What you have to do
Make an exact copy of all the data.

»»

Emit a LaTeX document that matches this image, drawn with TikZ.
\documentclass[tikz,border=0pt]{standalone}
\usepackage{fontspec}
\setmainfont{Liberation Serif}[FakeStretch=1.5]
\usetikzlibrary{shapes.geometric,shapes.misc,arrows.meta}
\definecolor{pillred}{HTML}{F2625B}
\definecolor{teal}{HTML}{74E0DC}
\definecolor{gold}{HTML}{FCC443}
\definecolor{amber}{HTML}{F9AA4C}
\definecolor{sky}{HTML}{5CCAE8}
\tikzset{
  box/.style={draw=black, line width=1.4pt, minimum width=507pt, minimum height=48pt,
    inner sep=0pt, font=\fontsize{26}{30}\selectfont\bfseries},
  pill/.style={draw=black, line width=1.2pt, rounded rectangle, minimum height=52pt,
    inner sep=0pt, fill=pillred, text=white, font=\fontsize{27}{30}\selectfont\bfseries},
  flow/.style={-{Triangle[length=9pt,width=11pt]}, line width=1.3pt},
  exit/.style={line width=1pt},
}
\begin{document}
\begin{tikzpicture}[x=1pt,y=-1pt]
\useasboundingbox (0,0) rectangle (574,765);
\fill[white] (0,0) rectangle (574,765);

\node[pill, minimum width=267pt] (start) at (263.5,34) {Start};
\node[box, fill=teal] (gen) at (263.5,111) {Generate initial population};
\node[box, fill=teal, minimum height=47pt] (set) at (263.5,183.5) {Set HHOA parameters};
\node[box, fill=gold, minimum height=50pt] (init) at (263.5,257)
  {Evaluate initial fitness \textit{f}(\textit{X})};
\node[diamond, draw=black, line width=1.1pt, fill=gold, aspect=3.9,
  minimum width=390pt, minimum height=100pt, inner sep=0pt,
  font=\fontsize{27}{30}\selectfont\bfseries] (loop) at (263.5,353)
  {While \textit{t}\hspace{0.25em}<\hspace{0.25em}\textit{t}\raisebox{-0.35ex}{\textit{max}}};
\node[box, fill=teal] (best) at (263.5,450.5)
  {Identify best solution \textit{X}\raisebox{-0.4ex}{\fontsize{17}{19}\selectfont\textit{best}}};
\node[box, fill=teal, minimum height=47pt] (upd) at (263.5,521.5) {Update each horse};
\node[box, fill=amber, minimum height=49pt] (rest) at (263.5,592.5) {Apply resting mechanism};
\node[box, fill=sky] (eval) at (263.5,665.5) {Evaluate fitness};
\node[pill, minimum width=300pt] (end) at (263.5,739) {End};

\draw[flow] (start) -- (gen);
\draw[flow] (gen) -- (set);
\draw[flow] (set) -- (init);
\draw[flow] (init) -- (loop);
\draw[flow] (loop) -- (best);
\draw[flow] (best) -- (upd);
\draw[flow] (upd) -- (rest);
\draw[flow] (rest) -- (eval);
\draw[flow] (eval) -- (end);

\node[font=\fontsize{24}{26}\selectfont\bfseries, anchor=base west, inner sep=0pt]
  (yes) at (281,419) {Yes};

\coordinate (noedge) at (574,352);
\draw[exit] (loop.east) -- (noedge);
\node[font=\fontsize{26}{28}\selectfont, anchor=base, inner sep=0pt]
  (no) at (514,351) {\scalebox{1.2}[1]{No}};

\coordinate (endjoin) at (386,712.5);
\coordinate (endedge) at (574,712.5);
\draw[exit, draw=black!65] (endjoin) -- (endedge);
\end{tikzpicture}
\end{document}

««

Solved problem
Emit a LaTeX document that matches this image, drawn with TikZ.
\documentclass[tikz,border=0pt]{standalone}
\usepackage{fontspec}
\setmainfont{Liberation Serif}[FakeStretch=1.5]
\usetikzlibrary{shapes.geometric,shapes.misc,arrows.meta}
\definecolor{pillred}{HTML}{F2625B}
\definecolor{teal}{HTML}{74E0DC}
\definecolor{gold}{HTML}{FCC443}
\definecolor{amber}{HTML}{F9AA4C}
\definecolor{sky}{HTML}{5CCAE8}
\tikzset{
  box/.style={draw=black, line width=1.4pt, minimum width=507pt, minimum height=48pt,
    inner sep=0pt, font=\fontsize{26}{30}\selectfont\bfseries},
  pill/.style={draw=black, line width=1.2pt, rounded rectangle, minimum height=52pt,
    inner sep=0pt, fill=pillred, text=white, font=\fontsize{27}{30}\selectfont\bfseries},
  flow/.style={-{Triangle[length=9pt,width=11pt]}, line width=1.3pt},
  exit/.style={line width=1pt},
}
\begin{document}
\begin{tikzpicture}[x=1pt,y=-1pt]
\useasboundingbox (0,0) rectangle (574,765);
\fill[white] (0,0) rectangle (574,765);

\node[pill, minimum width=267pt] (start) at (263.5,34) {Start};
\node[box, fill=teal] (gen) at (263.5,111) {Generate initial population};
\node[box, fill=teal, minimum height=47pt] (set) at (263.5,183.5) {Set HHOA parameters};
\node[box, fill=gold, minimum height=50pt] (init) at (263.5,257)
  {Evaluate initial fitness \textit{f}(\textit{X})};
\node[diamond, draw=black, line width=1.1pt, fill=gold, aspect=3.9,
  minimum width=390pt, minimum height=100pt, inner sep=0pt,
  font=\fontsize{27}{30}\selectfont\bfseries] (loop) at (263.5,353)
  {While \textit{t}\hspace{0.25em}<\hspace{0.25em}\textit{t}\raisebox{-0.35ex}{\textit{max}}};
\node[box, fill=teal] (best) at (263.5,450.5)
  {Identify best solution \textit{X}\raisebox{-0.4ex}{\fontsize{17}{19}\selectfont\textit{best}}};
\node[box, fill=teal, minimum height=47pt] (upd) at (263.5,521.5) {Update each horse};
\node[box, fill=amber, minimum height=49pt] (rest) at (263.5,592.5) {Apply resting mechanism};
\node[box, fill=sky] (eval) at (263.5,665.5) {Evaluate fitness};
\node[pill, minimum width=300pt] (end) at (263.5,739) {End};

\draw[flow] (start) -- (gen);
\draw[flow] (gen) -- (set);
\draw[flow] (set) -- (init);
\draw[flow] (init) -- (loop);
\draw[flow] (loop) -- (best);
\draw[flow] (best) -- (upd);
\draw[flow] (upd) -- (rest);
\draw[flow] (rest) -- (eval);
\draw[flow] (eval) -- (end);

\node[font=\fontsize{24}{26}\selectfont\bfseries, anchor=base west, inner sep=0pt]
  (yes) at (281,419) {Yes};

\coordinate (noedge) at (574,352);
\draw[exit] (loop.east) -- (noedge);
\node[font=\fontsize{26}{28}\selectfont, anchor=base, inner sep=0pt]
  (no) at (514,351) {\scalebox{1.2}[1]{No}};

\coordinate (endjoin) at (386,712.5);
\coordinate (endedge) at (574,712.5);
\draw[exit, draw=black!65] (endjoin) -- (endedge);
\end{tikzpicture}
\end{document}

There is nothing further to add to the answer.